The question, now — the ultimate question, on which all life hinges — is
how we can once more reframe the terms of this conflict. It is not a
question merely of peace versus war: the decade of “peace” that led up
to the September 11 attacks was sufficiently bloody to persuade a
generation of suicide bombers that it was worth dying to get revenge on
the West, and a new peace under the current conditions would be even
more treacherous. Nor can we cast this as a conflict between ideologies:
we cannot afford to be armchair quarterbacks any longer, backing our
favored teams or themes against others while bullets and bombs rain
randomly into the stands. The question is — always is, no matter who is
dying or killing, no matter what is said on television — what we can do
ourselves, what we make of our lives, how each of us interacts with
global events in our daily decisions. Our opponents are those who would
hinder our efforts and obscure this question for their own ends, who
would rather rule over a world of passive spectators wracked by terror
and war than take a place among equals acting to correct the injustices
that provide justifications for politicians and terrorists alike.

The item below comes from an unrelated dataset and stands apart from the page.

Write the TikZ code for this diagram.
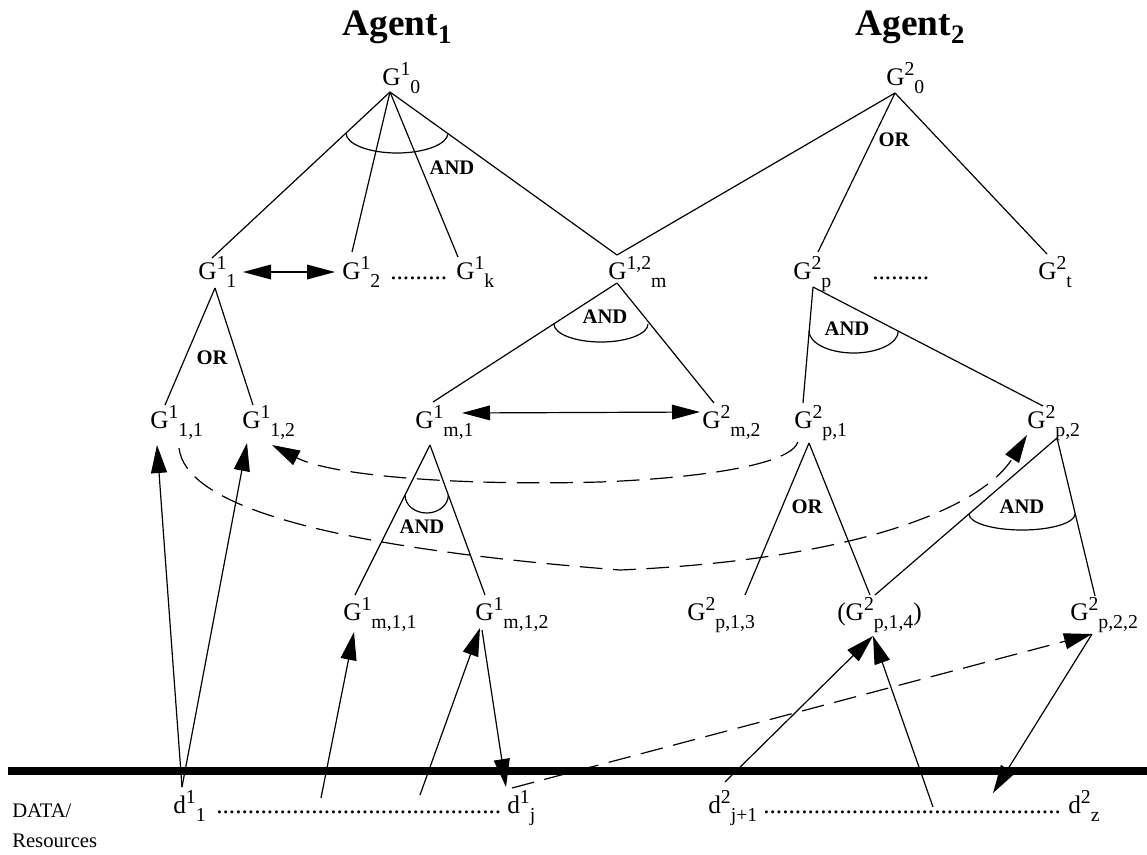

Everyone knows, if it were up to us there would be no more wars, no more
exploitation, no more terrorism. It is up to us.
[1] History is rife with ironic coincidences, not the least of which
being that the Berlin wall fell on 11/9.
[2] This shows how much we’ll have to learn about being able to ignore
the media, if we are to build a sustainable liberation movement.
[3] As Hitler said, if you want to keep soldiers from stopping to think
for themselves, keep your armies marching — and that goes for liberal
protesters as well as army recruits.